We're still on air pitching the number to call and people calling in are getting busy signals and even calling the control room to say that they can't get through. At that point, too, it gets confusing 'cause based on what we hear in the control room, we don't hear phones ringing, we just hear talking. Does that mean that no one's calling, or that there are no free phones and all the talking that we hear is volunteers taking pledges? Should we pitch *harder*, or calm down, talk slower, and ask people to try again?
I'm not saying this to snipe at anyone. I just seriously wonder enough to ask these things as rhetorical questions. In a *perfect* world the control room and the phone room would always be on the same page -- and here it seems the public TV stations have a natural advantage over us, 'cause viewers can *see* when *all* the phone volunteers are on the line, and so can the hosts. But in radio, the considerations are -- well -- different. Both the control room and the phone room get crowded during pledge drives. And we can't have all that "noise" in the control room, to begin with. And even if we could, we couldn't have the control room and the phone room any closer, just because of how the building we are in is laid out. What's the solution? I honestly don't know.
I'll spare you the off-mic control room banter, except for one brief exchange between Elaine, Jim, and myself:
Jim: So you're killing the handoff.He *still* beat me by a syllable.
Elaine: Yeah. I want to do a short weather.
Jim: How short?
Elaine: Really Short.
Me [mock "radio voice"]: It's seventeen degrees -- somewhere!

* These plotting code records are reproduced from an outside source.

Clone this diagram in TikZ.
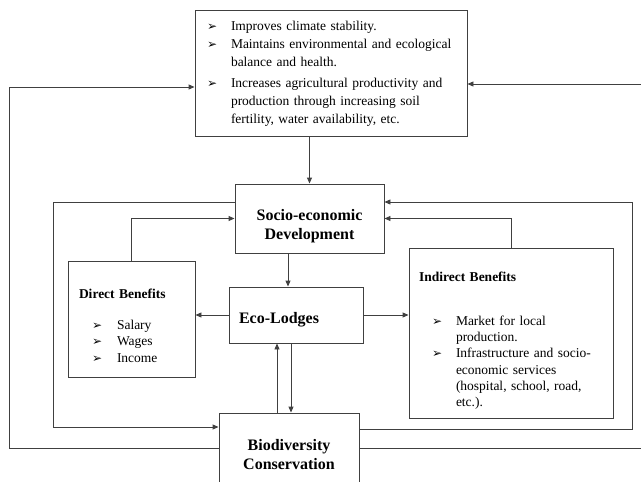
\documentclass[tikz,border=0pt]{standalone}
\usepackage{fontspec}
\setmainfont{Liberation Serif}
\newfontfamily\symfont{DejaVu Sans}
\usetikzlibrary{arrows.meta}
\newcommand{\pointer}{{\symfont\fontsize{12}{12}\selectfont ➢}}
\newcommand{\dropby}[2]{\raisebox{-#1}[\height][\depth]{#2}}
\tikzset{
  box/.style={draw=black!75, line width=0.9pt, inner sep=0pt},
  arr/.style={draw=black!75, line width=0.9pt, -{Triangle[length=6pt,width=5pt]}},
  line/.style={draw=black!75, line width=0.9pt},
  title/.style={font=\fontsize{16}{19}\selectfont\bfseries}
}
\begin{document}
\begin{tikzpicture}[x=1pt,y=-1pt]
      \useasboundingbox (0,0) rectangle (641,482);
      \draw
        (331,73) node[box, minimum width=272pt, minimum height=126pt, text width=248pt, align=left,
          font=\fontsize{13.5}{18}\selectfont]
          (effects){\begin{tabular}{@{}p{24pt}@{}l@{}}
            \pointer & Improves climate stability.\\
            \pointer & Maintains environmental and ecological\\
                     & balance and health.\\[3pt]
            \pointer & Increases agricultural productivity and\\
                     & production through increasing soil\\
                     & fertility, water availability, etc.
          \end{tabular}}
        (309.5,218.5) node[box, title, minimum width=149pt, minimum height=69pt]
          (socio){\dropby{8pt}{\begin{tabular}{@{}c@{}}Socio-economic\\Development\end{tabular}}}
        (296,315) node[box, title, minimum width=134pt, minimum height=56pt, inner xsep=10pt,
          text width=114pt, align=left]
          (lodges){\dropby{5pt}{Eco-Lodges}}
        (131.5,319) node[box, minimum width=127pt, minimum height=116pt, inner xsep=11pt,
          text width=105pt, align=left, font=\fontsize{13.5}{16.5}\selectfont]
          (direct){\dropby{8pt}{\begin{tabular}{@{\hspace{13pt}}p{25pt}@{}l@{}}
            \multicolumn{2}{@{}l@{}}{\textbf{Direct Benefits}}\\[14pt]
            \pointer & Salary\\
            \pointer & Wages\\
            \pointer & Income
          \end{tabular}}}
        (511,333) node[box, minimum width=204pt, minimum height=170pt, inner xsep=10pt,
          text width=184pt, align=left, font=\fontsize{13.5}{16.3}\selectfont]
          (indirect){\dropby{8pt}{\begin{tabular}{@{\hspace{13pt}}p{24pt}@{}l@{}}
            \multicolumn{2}{@{}l@{}}{\textbf{Indirect Benefits}}\\[27pt]
            \pointer & Market for local\\
                     & production.\\
            \pointer & Infrastructure and socio-\\
                     & economic services\\
                     & (hospital, school, road,\\
                     & etc.).
          \end{tabular}}}
        (289,454) node[box, title, minimum width=140pt, minimum height=82pt]
          (biodiv){\dropby{2pt}{\begin{tabular}{@{}c@{}}Biodiversity\\Conservation\end{tabular}}};
      \coordinate (lefttop) at (53,202);
      \coordinate (leftbot) at (53,427);
      \coordinate (fartop) at (9,87);
      \coordinate (farbot) at (9,448);
      \coordinate (righttop) at (632,202);
      \coordinate (rightbot) at (632,429);
      \coordinate (edgetop) at (641,84);
      \coordinate (edgebot) at (641,448);
      \begin{scope}[arr]
        \draw (effects.south -| socio.north) to (socio.north);
        \draw ([xshift=-8pt]lodges.north |- socio.south) to ([xshift=-8pt]lodges.north);
        \draw (lodges.west) to (lodges.west -| direct.east);
        \draw (lodges.east) to (lodges.east -| indirect.west);
        \draw ([xshift=-12pt]biodiv.north) to ([xshift=-12pt]biodiv.north |- lodges.south);
        \draw ([xshift=2pt]biodiv.north |- lodges.south) to ([xshift=2pt]biodiv.north);
        \draw (direct.north) |- (socio.west);
        \draw (indirect.north) |- (socio.east);
        \draw (lefttop -| socio.west) -- (lefttop) -- (leftbot) -- (leftbot -| biodiv.west);
        \draw (farbot -| biodiv.west) -- (farbot) -- (fartop) -- (fartop -| effects.west);
        \draw (rightbot -| biodiv.east) -- (rightbot) -- (righttop) -- (righttop -| socio.east);
        \draw (edgetop) to (edgetop -| effects.east);
      \end{scope}
      \draw[line] (edgebot -| biodiv.east) to (edgebot);
    \end{tikzpicture}
\end{document}
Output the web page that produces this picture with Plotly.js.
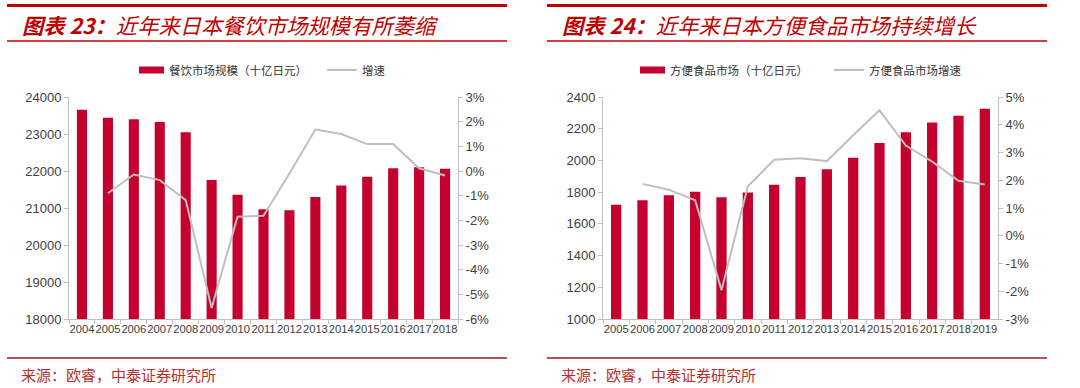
<!DOCTYPE html>
<html>
<head>
<meta charset="utf-8">
<script src="https://cdn.plot.ly/plotly-3.0.1.min.js"></script>
<style>
  html, body { margin: 0; padding: 0; background: #fff; }
  #chart { width: 1080px; height: 388px; }
</style>
</head>
<body>
<div id="chart"></div>
<script>
// ---- Data ----
const years1 = ["2004","2005","2006","2007","2008","2009","2010","2011","2012","2013","2014","2015","2016","2017","2018"];
const market1 = [23655, 23436, 23400, 23327, 23045, 21755, 21357, 20964, 20937, 21295, 21607, 21845, 22073, 22100, 22064];
const growth1 = [null, -0.9, -0.14, -0.37, -1.18, -5.55, -1.85, -1.81, -0.1, 1.68, 1.5, 1.09, 1.09, 0.11, -0.18];

const years2 = ["2005","2006","2007","2008","2009","2010","2011","2012","2013","2014","2015","2016","2017","2018","2019"];
const market2 = [1720, 1749, 1781, 1802, 1768, 1798, 1846, 1896, 1945, 2017, 2110, 2178, 2239, 2282, 2326];
const growth2 = [null, 1.87, 1.66, 1.28, -1.96, 1.78, 2.74, 2.79, 2.69, 3.62, 4.52, 3.25, 2.67, 1.98, 1.85];

const leftTicks1 = [18000, 19000, 20000, 21000, 22000, 23000, 24000];
const rightTickVals1 = [-6, -5, -4, -3, -2, -1, 0, 1, 2, 3];
const rightTickText1 = ["-6%", "-5%", "-4%", "-3%", "-2%", "-1%", "0%", "1%", "2%", "3%"];
const leftTicks2 = [1000, 1200, 1400, 1600, 1800, 2000, 2200, 2400];
const rightTickVals2 = [-3, -2, -1, 0, 1, 2, 3, 4, 5];
const rightTickText2 = ["-3%", "-2%", "-1%", "0%", "1%", "2%", "3%", "4%", "5%"];

const names1 = ["餐饮市场规模（十亿日元）", "增速"];
const names2 = ["方便食品市场（十亿日元）", "方便食品市场增速"];
const titles = ["图表 23：", "近年来日本餐饮市场规模有所萎缩", "图表 24：", "近年来日本方便食品市场持续增长"];
const sourceText = "来源：欧睿，中泰证券研究所";

// ---- Styles ----
const W = 1080, H = 388;
const barColor = "#C5002F";
const lineColor = "#BFBFBF";
const red = "#C00000";
const axisColor = "#BFBFBF";
const tickFont = { family: "Liberation Sans, Arial, sans-serif", size: 13, color: "#404040" };
const xTickFont = { family: "Liberation Sans, Arial, sans-serif", size: 11.2, color: "#404040" };
const cjk = "Noto Sans CJK SC, sans-serif";

const px = v => v / W;
const py = v => 1 - v / H;

const traces = [
  { type: "bar", x: years1, y: market1, name: names1[0], marker: { color: barColor },
    xaxis: "x", yaxis: "y", legend: "legend" },
  { type: "scatter", mode: "lines", x: years1, y: growth1, name: names1[1],
    line: { color: lineColor, width: 2 }, xaxis: "x", yaxis: "y2", legend: "legend", connectgaps: false },
  { type: "bar", x: years2, y: market2, name: names2[0], marker: { color: barColor },
    xaxis: "x2", yaxis: "y3", legend: "legend2" },
  { type: "scatter", mode: "lines", x: years2, y: growth2, name: names2[1],
    line: { color: lineColor, width: 2 }, xaxis: "x2", yaxis: "y4", legend: "legend2" }
];

const yDom = [py(319), py(97)];
const xAxisBase = {
  type: "category", showline: true, linecolor: axisColor, linewidth: 1,
  ticks: "outside", tickson: "boundaries", ticklen: 4, tickcolor: axisColor,
  tickfont: xTickFont, tickangle: 0, showgrid: false, zeroline: false, fixedrange: true
};
const yAxisBase = {
  showline: true, linecolor: axisColor, linewidth: 1, ticks: "outside", ticklen: 4,
  tickcolor: axisColor, tickfont: tickFont, showgrid: false, zeroline: false, fixedrange: true
};

const legendBase = {
  orientation: "h", xanchor: "left", yanchor: "middle", bgcolor: "rgba(0,0,0,0)",
  font: { family: cjk, size: 11.5, color: "#333" }, itemwidth: 30, tracegroupgap: 0,
  entrywidthmode: "pixels"
};

const lineShapes = [];
[0, 540].forEach(off => {
  lineShapes.push({ type: "line", xref: "paper", yref: "paper", x0: px(off + 7), x1: px(off + 507), y0: py(5.5), y1: py(5.5), line: { color: red, width: 3 } });
  lineShapes.push({ type: "line", xref: "paper", yref: "paper", x0: px(off + 7), x1: px(off + 507), y0: py(41), y1: py(41), line: { color: red, width: 1.5 } });
  lineShapes.push({ type: "line", xref: "paper", yref: "paper", x0: px(off + 7), x1: px(off + 507), y0: py(358), y1: py(358), line: { color: "#A01818", width: 1.5 } });
});

const annotations = [];
[[0, titles[0], titles[1]], [540, titles[2], titles[3]]].forEach(([off, a, b]) => {
  annotations.push({ xref: "paper", yref: "paper", x: px(off + 20), y: py(25), xanchor: "left", yanchor: "middle",
    showarrow: false, text: "<b>" + a + "</b>" + b,
    font: { family: cjk, size: 21.3, color: red, style: "italic" } });
  annotations.push({ xref: "paper", yref: "paper", x: px(off + 19), y: py(374), xanchor: "left", yanchor: "middle",
    showarrow: false, text: sourceText,
    font: { family: cjk, size: 15, color: "#B5302A" } });
});

const layout = {
  width: W, height: H,
  margin: { l: 0, r: 0, t: 0, b: 0 },
  paper_bgcolor: "#fff", plot_bgcolor: "rgba(0,0,0,0)",
  bargap: 0.61,
  xaxis: Object.assign({}, xAxisBase, { domain: [px(69), px(458)], anchor: "y" }),
  yaxis: Object.assign({}, yAxisBase, { domain: yDom, anchor: "x", range: [18000, 24000], tickvals: leftTicks1, tickformat: "d" }),
  yaxis2: Object.assign({}, yAxisBase, { overlaying: "y", side: "right", anchor: "x", range: [-6, 3], tickvals: rightTickVals1, ticktext: rightTickText1 }),
  xaxis2: Object.assign({}, xAxisBase, { domain: [px(603), px(998)], anchor: "y3" }),
  yaxis3: Object.assign({}, yAxisBase, { domain: yDom, anchor: "x2", range: [1000, 2400], tickvals: leftTicks2, tickformat: "d" }),
  yaxis4: Object.assign({}, yAxisBase, { overlaying: "y3", side: "right", anchor: "x2", range: [-3, 5], tickvals: rightTickVals2, ticktext: rightTickText2 }),
  legend: Object.assign({}, legendBase, { x: px(129), y: py(70), entrywidth: 148 }),
  legend2: Object.assign({}, legendBase, { x: px(630), y: py(70), entrywidth: 154 }),
  showlegend: true,
  shapes: lineShapes,
  annotations: annotations
};

function widenSwatches() {
  // thin wide rectangle swatch for the bar legend entries, as in the original
  document.querySelectorAll("#chart .legendpoints path").forEach(p => {
    const d = p.getAttribute("d") || "";
    if (/^M6,6H-6V-6H6Z$/.test(d.replace(/\s/g, "")) || p.classList.contains("legendbar")) {
      p.setAttribute("d", "M-10,3.5H15V-3.5H-10Z");
    }
  });
}

Plotly.newPlot("chart", traces, layout, { staticPlot: true, displayModeBar: false }).then(gd => {
  widenSwatches();
  gd.on && gd.on("plotly_afterplot", widenSwatches);
  setTimeout(widenSwatches, 50);
  setTimeout(widenSwatches, 300);
});
</script>
</body>
</html>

Jim [mock "radio voice"]: It may rain! Or -- it may not!
Ah well. I'll learn. ;^)

1 comments:
Interesting that your station counts number of pledges versus dollar amounts...but I understand that your station may want to show exactly how much physical support it has as opposed to a dollar amount which could seem arbitrary. I kind of like that, a public station trying to prove just how "public" they are.